Sequenze d’azione mozzafiato e inquadrature serrate e asciutte, che mostrano la violenza nei suoi tratti più fisici.
I movimenti di macchina e la colonna sonora creano la suspence, lo spettatore viene stretto in una tensione insostenibile.
Thriller crudo, angoscioso e disturbante, che tocca i temi dell’identità, della schizofrenia, del rapporto tra essere e apparire, tra realtà e apparenza.
Il film è raccontato senza sbavature in modo classico e lineare pregno di temi, sfumature, concretezza realistica ed ironia impercettibile, quasi involontaria. Solido ed essenziale nello stile, complesso nei contenuti.
Il montaggio detta i tempi e i ritmi, crea tensione emotiva, ma il film è reso grande anche grazie agli attori, alla fotografia e alle musiche.

Il regista scava nei meandri più nascosti e profondi della personalità umana, scava nella violenza repressa del subconscio.
E’ un film che vive di doppi, di emozioni contrastanti, di comportamenti differenti, di realtà divergenti. Infatti troviamo l’odio e l’amore, la normalità e la patologia, la moralità e la violenza, anche il sesso ha due facce, inizialmente è giocoso e tenero per poi diventare violento.
La violenza non è mai mostrata sotto una luce attraente e ne troviamo di ogni tipo (legittima, sessuale, scolastica, psicologica) ed è descritta in modo minuzioso e dettagliato grazie alla illuminazione, alle musiche e ai dettagli su cui si sofferma la macchina da presa.

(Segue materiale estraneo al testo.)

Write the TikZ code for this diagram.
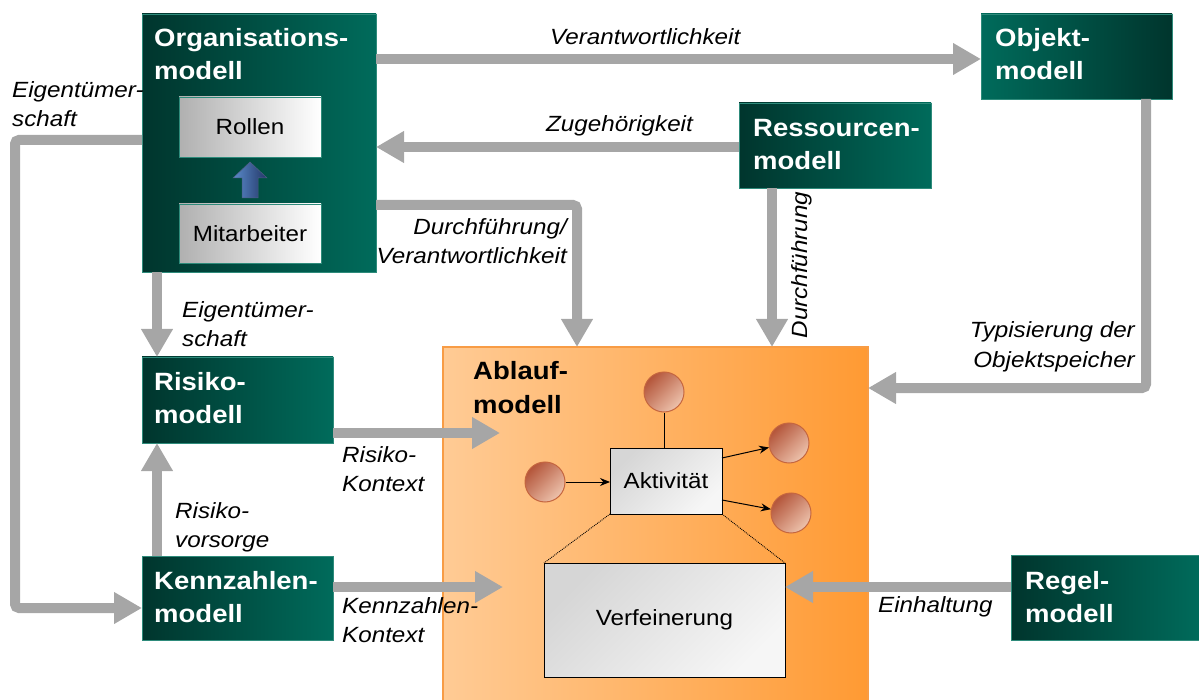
\documentclass[tikz,border=0pt]{standalone}
\usepackage{fontspec}
\setmainfont{Liberation Sans}[FakeStretch=1.1]
\usetikzlibrary{arrows.meta,calc}
\definecolor{gdark}{HTML}{00352D}
\definecolor{glight}{HTML}{006B5B}
\definecolor{gborder}{HTML}{2E8B7B}
\definecolor{agray}{HTML}{A6A6A6}
\definecolor{olight}{HTML}{FFCB95}
\definecolor{odark}{HTML}{FF9A33}
\definecolor{oborder}{HTML}{F89C45}
\definecolor{cdark}{HTML}{B4553A}
\definecolor{clight}{HTML}{EDC3AD}
\definecolor{cborder}{HTML}{C5663F}
\definecolor{blA}{HTML}{5A8BCB}
\definecolor{blB}{HTML}{233667}
\definecolor{wgray}{HTML}{B0B0B0}
\definecolor{agA}{HTML}{D6D6D6}
\definecolor{agB}{HTML}{F6F6F6}
\newcommand\ttlf{\fontsize{25}{33}\selectfont\bfseries}
\newcommand\lblf{\fontsize{22}{29}\selectfont\itshape}
\newcommand\inrf{\fontsize{22}{26}\selectfont}
\newcommand\twol[2]{\begin{tabular}[t]{@{}l@{}}#1\\#2\end{tabular}}
\newcommand\twor[2]{\begin{tabular}[t]{@{}r@{}}#1\\#2\end{tabular}}
\begin{document}
\begin{tikzpicture}[x=1pt,y=-1pt,
  bx/.style={anchor=north west, inner sep=0pt, outer sep=0pt},
  gbox/.style={bx, draw=gborder, line width=0.8pt, left color=gdark, right color=glight},
  gboxr/.style={bx, draw=gborder, line width=0.8pt, left color=glight, right color=gdark},
  ttl/.style={anchor=base west, inner sep=0pt, text=white, font=\ttlf},
  lbl/.style={anchor=base west, inner sep=0pt, font=\lblf},
  lblr/.style={anchor=base east, inner sep=0pt, font=\lblf},
  garrow/.style={draw=agray, line width=10pt, rounded corners=4pt, -{Triangle[width=30pt,length=28pt]}},
  wbox/.style={bx, draw=gborder, line width=0.8pt, left color=wgray, right color=white, font=\inrf},
  actbox/.style={bx, draw=black, line width=0.9pt, top color=agA, bottom color=agB, shading angle=45, font=\inrf},
  ball/.style={circle, minimum size=40pt, inner sep=0pt, draw=cborder, line width=1pt, top color=cdark, bottom color=clight, shading angle=45},
  blkarrow/.style={draw=black, line width=1pt, -{Stealth[length=10pt,width=8pt]}}
]
\useasboundingbox (0,0) rectangle (1199,700);

% Ablaufmodell
\node[bx, draw=oborder, line width=1.5pt, left color=olight, right color=odark, minimum width=425pt, minimum height=358pt] (abl) at (443,347) {};
\node[anchor=base west, inner sep=0pt, font=\ttlf] at ($(abl.north west)+(30,33)$) {\twol{Ablauf-}{modell}};
\node[actbox, minimum width=112pt, minimum height=66pt] (akt) at (610,448) {Aktivität};
\node[actbox, minimum width=241pt, minimum height=114pt] (ver) at (544,563) {Verfeinerung};
\node[ball] (c1) at (664,392) {};
\node[ball] (c2) at (545,482) {};
\node[ball] (c3) at (789,443) {};
\node[ball] (c4) at (791,513) {};
\draw[black, line width=1pt] (c1.south) -- (c1.south |- akt.north);
\draw[blkarrow] (c2.east) -- (c2.east -| akt.west);
\draw[blkarrow] (akt.east |- 0,458) -- (c3);
\draw[blkarrow] (akt.east |- 0,500) -- (c4);
\draw[densely dotted, line width=0.9pt] (akt.south west) -- (ver.north west);
\draw[densely dotted, line width=0.9pt] (akt.south east) -- (ver.north east);

% green boxes
\node[gbox, minimum width=234pt, minimum height=258pt] (org) at (142,14) {};
\node[ttl] at ($(org.north west)+(12,33)$) {\twol{Organisations-}{modell}};
\node[wbox, minimum width=142pt, minimum height=60pt] (rol) at (179,97) {Rollen};
\node[wbox, minimum width=142pt, minimum height=59pt] (mit) at (179,204) {Mitarbeiter};
\coordinate (bm) at ($(rol.south)!0.5!(mit.north)$);
\shade[left color=blA, right color=blB, draw=blB!80, line width=0.5pt]
  ($(bm)+(-8,17.5)$) -- ($(bm)+(-8,-2.5)$) -- ($(bm)+(-17,-2.5)$) -- ($(bm)+(0,-18.5)$)
  -- ($(bm)+(17,-2.5)$) -- ($(bm)+(8,-2.5)$) -- ($(bm)+(8,17.5)$) -- cycle;

\node[gboxr, minimum width=191pt, minimum height=85pt] (obj) at (981,14) {};
\node[ttl] at ($(obj.north west)+(14,33)$) {\twol{Objekt-}{modell}};
\node[gbox, minimum width=192pt, minimum height=85pt] (res) at (739,103) {};
\node[ttl] at ($(res.north west)+(14,34)$) {\twol{Ressourcen-}{modell}};
\node[gbox, minimum width=191pt, minimum height=86pt] (ris) at (142,357) {};
\node[ttl] at ($(ris.north west)+(12,33)$) {\twol{Risiko-}{modell}};
\node[gbox, minimum width=191pt, minimum height=84pt] (ken) at (142,556) {};
\node[ttl] at ($(ken.north west)+(12,33)$) {\twol{Kennzahlen-}{modell}};
\node[gbox, minimum width=190pt, minimum height=85pt] (reg) at (1011,555) {};
\node[ttl] at ($(reg.north west)+(14,34)$) {\twol{Regel-}{modell}};

% gray connectors
\draw[garrow] (org.east |- 0,59) -- (obj.west |- 0,59);
\draw[garrow] (res.west |- 0,147) -- (org.east |- 0,147);
\draw[garrow] (org.east |- 0,205) -| (abl.north -| 577,0);
\draw[garrow] (res.south -| 772,0) -- (abl.north -| 772,0);
\draw[garrow] (obj.south -| 1146,0) |- (abl.east |- 0,388);
\draw[garrow] (org.west |- 0,140) -| (15,400) |- (ken.west |- 0,608);
\draw[garrow] (org.south -| 157,0) -- (ris.north -| 157,0);
\draw[garrow] (ken.north -| 157,0) -- (ris.south -| 157,0);
\draw[garrow] (ris.east |- 0,433) -- (500,433);
\draw[garrow] (ken.east |- 0,587) -- (503,587);
\draw[garrow] (reg.west |- 0,587) -- (ver.east |- 0,587);

% labels
\node[lbl] at (550,45) {Verantwortlichkeit};
\node[lbl] at (546,132) {Zugehörigkeit};
\node[lblr] at (567,235) {\twor{Durchführung/}{Verantwortlichkeit}};
\node[font=\lblf, rotate=90, anchor=base, inner sep=0pt] at (807,265) {Durchführung};
\node[lbl] at (12,98) {\twol{Eigentümer-}{schaft}};
\node[lbl] at (182,318) {\twol{Eigentümer-}{schaft}};
\node[lbl] at (175,518) {\twol{Risiko-}{vorsorge}};
\node[lbl] at (342,462) {\twol{Risiko-}{Kontext}};
\node[lbl] at (342,613) {\twol{Kennzahlen-}{Kontext}};
\node[lblr] at (1135,338) {\twor{Typisierung der}{Objektspeicher}};
\node[lbl] at (878,612) {Einhaltung};
\end{tikzpicture}
\end{document}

Cronemberg gioca con gli sguardi, con le soggettive come, ad esempio, nella scena in cui lo sguardo di Tom si incrocia con quello del ragazzo e sembrano riconoscersi.

Il film si chiude con la famiglia attorno al tavolo di casa, gli sguardi sono disperati, si coglie il sottile cinismo. La moglie è stata spezzata dal male, così come il mito americano della famiglia perfetta, distrutta da un innato istinto che conduce alla violenza, una pulsione primaria che risveglia ancestrali azioni, che pervade tutti i nostri rapporti, mescolandosi con tutto.